__Your task__.
Below is a listing to transcribe in full and exactly; keep the pictures out.

☆ ☆ ☆

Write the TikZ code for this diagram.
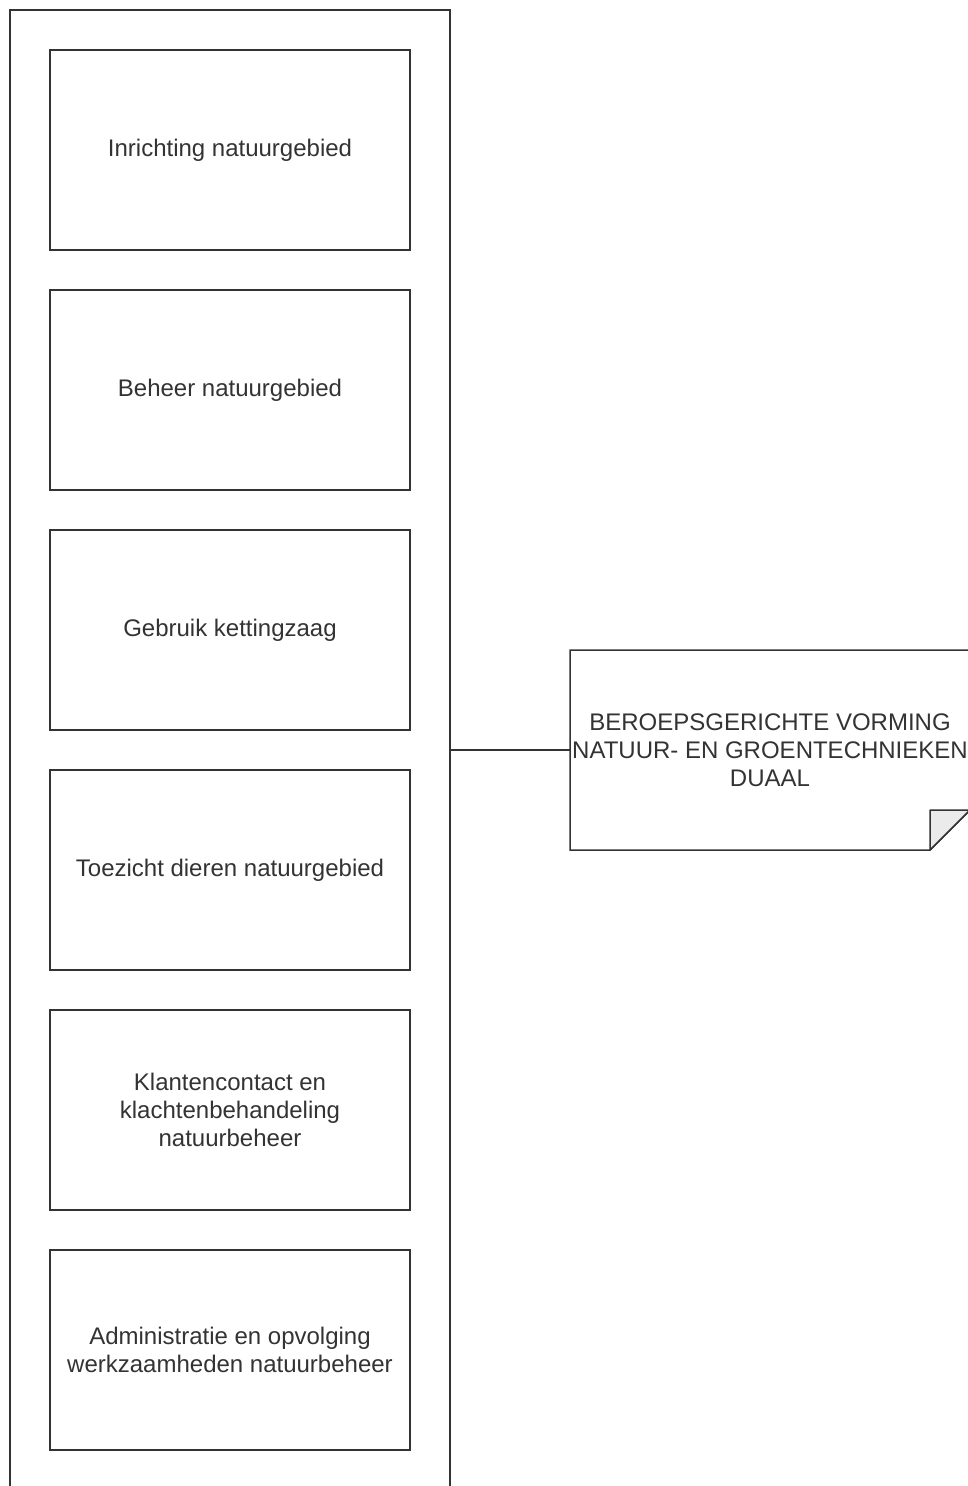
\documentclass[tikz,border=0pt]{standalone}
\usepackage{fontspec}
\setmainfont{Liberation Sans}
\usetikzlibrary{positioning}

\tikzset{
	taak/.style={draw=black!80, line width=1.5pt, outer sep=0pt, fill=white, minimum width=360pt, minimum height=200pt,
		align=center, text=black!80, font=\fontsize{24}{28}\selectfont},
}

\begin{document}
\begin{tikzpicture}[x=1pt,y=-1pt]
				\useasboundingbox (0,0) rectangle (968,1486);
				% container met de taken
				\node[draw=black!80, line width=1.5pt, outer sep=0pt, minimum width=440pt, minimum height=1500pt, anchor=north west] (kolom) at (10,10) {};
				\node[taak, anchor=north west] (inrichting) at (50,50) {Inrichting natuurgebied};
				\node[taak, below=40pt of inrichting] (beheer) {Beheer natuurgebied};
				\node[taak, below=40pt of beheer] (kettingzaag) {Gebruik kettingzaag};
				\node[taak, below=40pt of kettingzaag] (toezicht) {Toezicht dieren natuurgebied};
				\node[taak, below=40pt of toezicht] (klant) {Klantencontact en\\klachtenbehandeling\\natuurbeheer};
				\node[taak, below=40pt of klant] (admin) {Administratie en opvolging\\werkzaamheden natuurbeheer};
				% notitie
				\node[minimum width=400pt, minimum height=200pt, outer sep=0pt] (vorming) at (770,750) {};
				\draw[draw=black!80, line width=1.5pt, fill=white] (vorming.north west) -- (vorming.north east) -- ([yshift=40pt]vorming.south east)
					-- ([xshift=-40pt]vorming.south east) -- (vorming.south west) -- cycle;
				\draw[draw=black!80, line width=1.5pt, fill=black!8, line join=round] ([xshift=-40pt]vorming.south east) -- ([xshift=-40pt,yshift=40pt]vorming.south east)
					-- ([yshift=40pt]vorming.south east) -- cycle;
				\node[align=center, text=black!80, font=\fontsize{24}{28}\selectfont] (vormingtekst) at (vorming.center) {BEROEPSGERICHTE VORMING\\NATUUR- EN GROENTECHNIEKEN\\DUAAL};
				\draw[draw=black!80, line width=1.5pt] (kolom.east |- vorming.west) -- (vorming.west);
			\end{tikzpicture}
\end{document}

☆ ☆ ☆

__Exercise response__.
Write the TikZ code for this diagram.
\documentclass[tikz,border=0pt]{standalone}
\usepackage{fontspec}
\setmainfont{Liberation Sans}
\usetikzlibrary{positioning}

\tikzset{
	taak/.style={draw=black!80, line width=1.5pt, outer sep=0pt, fill=white, minimum width=360pt, minimum height=200pt,
		align=center, text=black!80, font=\fontsize{24}{28}\selectfont},
}

\begin{document}
\begin{tikzpicture}[x=1pt,y=-1pt]
				\useasboundingbox (0,0) rectangle (968,1486);
				% container met de taken
				\node[draw=black!80, line width=1.5pt, outer sep=0pt, minimum width=440pt, minimum height=1500pt, anchor=north west] (kolom) at (10,10) {};
				\node[taak, anchor=north west] (inrichting) at (50,50) {Inrichting natuurgebied};
				\node[taak, below=40pt of inrichting] (beheer) {Beheer natuurgebied};
				\node[taak, below=40pt of beheer] (kettingzaag) {Gebruik kettingzaag};
				\node[taak, below=40pt of kettingzaag] (toezicht) {Toezicht dieren natuurgebied};
				\node[taak, below=40pt of toezicht] (klant) {Klantencontact en\\klachtenbehandeling\\natuurbeheer};
				\node[taak, below=40pt of klant] (admin) {Administratie en opvolging\\werkzaamheden natuurbeheer};
				% notitie
				\node[minimum width=400pt, minimum height=200pt, outer sep=0pt] (vorming) at (770,750) {};
				\draw[draw=black!80, line width=1.5pt, fill=white] (vorming.north west) -- (vorming.north east) -- ([yshift=40pt]vorming.south east)
					-- ([xshift=-40pt]vorming.south east) -- (vorming.south west) -- cycle;
				\draw[draw=black!80, line width=1.5pt, fill=black!8, line join=round] ([xshift=-40pt]vorming.south east) -- ([xshift=-40pt,yshift=40pt]vorming.south east)
					-- ([yshift=40pt]vorming.south east) -- cycle;
				\node[align=center, text=black!80, font=\fontsize{24}{28}\selectfont] (vormingtekst) at (vorming.center) {BEROEPSGERICHTE VORMING\\NATUUR- EN GROENTECHNIEKEN\\DUAAL};
				\draw[draw=black!80, line width=1.5pt] (kolom.east |- vorming.west) -- (vorming.west);
			\end{tikzpicture}
\end{document}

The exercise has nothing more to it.